Short problem: Consider the records below. How many of their lines include the word "this"? State the number and nothing else.

Given records:
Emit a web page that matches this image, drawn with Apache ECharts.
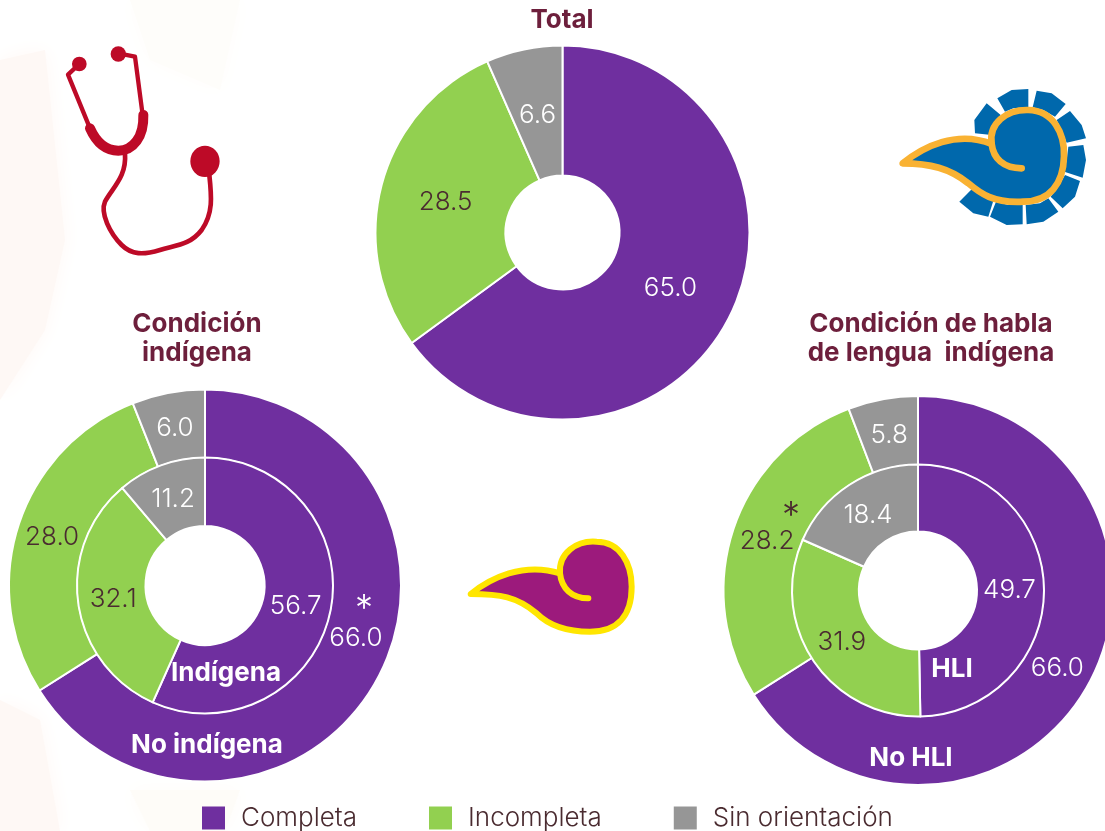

* * *

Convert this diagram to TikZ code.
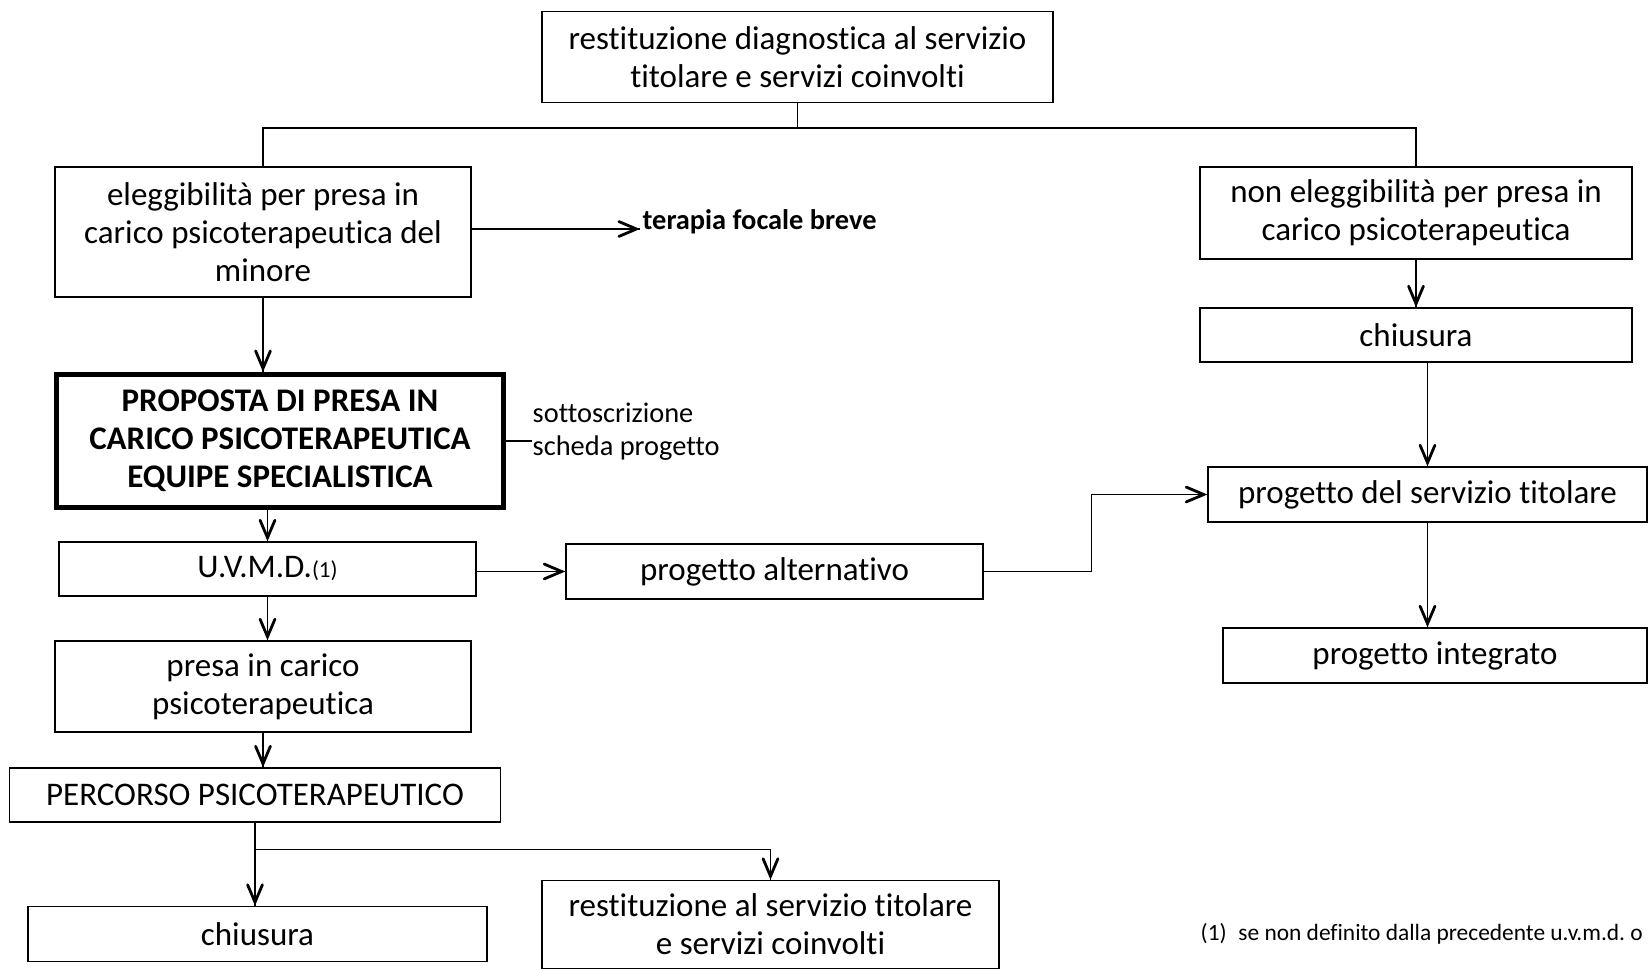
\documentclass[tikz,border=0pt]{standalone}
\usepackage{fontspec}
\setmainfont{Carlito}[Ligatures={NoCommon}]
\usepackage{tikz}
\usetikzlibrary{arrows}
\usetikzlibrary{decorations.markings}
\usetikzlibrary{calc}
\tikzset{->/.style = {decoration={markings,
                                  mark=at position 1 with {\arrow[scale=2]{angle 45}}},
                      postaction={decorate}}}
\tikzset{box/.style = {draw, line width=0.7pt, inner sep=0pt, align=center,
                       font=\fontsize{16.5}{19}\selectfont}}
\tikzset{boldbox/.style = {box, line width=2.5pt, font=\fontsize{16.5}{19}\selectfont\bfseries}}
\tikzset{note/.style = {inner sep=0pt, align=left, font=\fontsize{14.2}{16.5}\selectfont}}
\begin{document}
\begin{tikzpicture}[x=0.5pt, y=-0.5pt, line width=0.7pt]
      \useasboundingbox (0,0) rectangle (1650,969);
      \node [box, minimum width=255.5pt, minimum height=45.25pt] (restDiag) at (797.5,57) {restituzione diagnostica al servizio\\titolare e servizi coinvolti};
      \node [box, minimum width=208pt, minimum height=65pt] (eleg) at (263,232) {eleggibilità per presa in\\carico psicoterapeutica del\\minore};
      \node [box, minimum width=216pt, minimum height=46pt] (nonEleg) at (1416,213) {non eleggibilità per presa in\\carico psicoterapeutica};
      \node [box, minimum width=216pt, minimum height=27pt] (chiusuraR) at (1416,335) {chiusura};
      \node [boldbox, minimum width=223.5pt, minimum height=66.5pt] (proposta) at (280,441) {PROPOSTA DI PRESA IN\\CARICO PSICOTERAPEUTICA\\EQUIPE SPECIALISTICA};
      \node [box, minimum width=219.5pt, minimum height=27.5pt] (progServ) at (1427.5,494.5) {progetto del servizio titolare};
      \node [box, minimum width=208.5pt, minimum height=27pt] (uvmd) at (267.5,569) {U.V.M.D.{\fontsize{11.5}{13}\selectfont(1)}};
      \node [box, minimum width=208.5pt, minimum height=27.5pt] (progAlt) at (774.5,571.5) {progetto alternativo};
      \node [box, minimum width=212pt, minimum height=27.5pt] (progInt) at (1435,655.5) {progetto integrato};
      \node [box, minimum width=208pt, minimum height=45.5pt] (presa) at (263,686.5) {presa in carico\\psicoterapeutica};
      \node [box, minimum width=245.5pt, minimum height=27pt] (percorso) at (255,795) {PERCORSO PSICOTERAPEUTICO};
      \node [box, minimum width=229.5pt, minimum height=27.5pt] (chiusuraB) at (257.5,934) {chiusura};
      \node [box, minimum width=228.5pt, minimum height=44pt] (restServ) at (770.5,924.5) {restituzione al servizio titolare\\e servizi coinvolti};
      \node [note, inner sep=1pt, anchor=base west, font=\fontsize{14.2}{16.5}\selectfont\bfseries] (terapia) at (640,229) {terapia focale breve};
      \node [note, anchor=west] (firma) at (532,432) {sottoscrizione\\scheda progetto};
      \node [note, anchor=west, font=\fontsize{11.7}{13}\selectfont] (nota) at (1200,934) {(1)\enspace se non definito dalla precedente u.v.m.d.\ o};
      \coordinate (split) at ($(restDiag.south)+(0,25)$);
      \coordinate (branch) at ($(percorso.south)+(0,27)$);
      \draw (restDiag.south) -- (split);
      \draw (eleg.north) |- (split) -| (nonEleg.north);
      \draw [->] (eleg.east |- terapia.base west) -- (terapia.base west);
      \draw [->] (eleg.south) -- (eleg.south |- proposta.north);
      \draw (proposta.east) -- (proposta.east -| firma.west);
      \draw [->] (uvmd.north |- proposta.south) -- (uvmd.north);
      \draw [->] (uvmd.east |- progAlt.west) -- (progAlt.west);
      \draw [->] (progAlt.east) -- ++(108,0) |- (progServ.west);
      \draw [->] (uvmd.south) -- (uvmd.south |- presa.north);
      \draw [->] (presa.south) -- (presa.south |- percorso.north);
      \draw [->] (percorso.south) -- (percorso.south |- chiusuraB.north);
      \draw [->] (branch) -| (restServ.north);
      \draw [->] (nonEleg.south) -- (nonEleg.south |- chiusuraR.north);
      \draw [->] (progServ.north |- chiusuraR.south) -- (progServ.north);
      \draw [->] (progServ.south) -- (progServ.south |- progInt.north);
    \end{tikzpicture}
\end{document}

Response: 2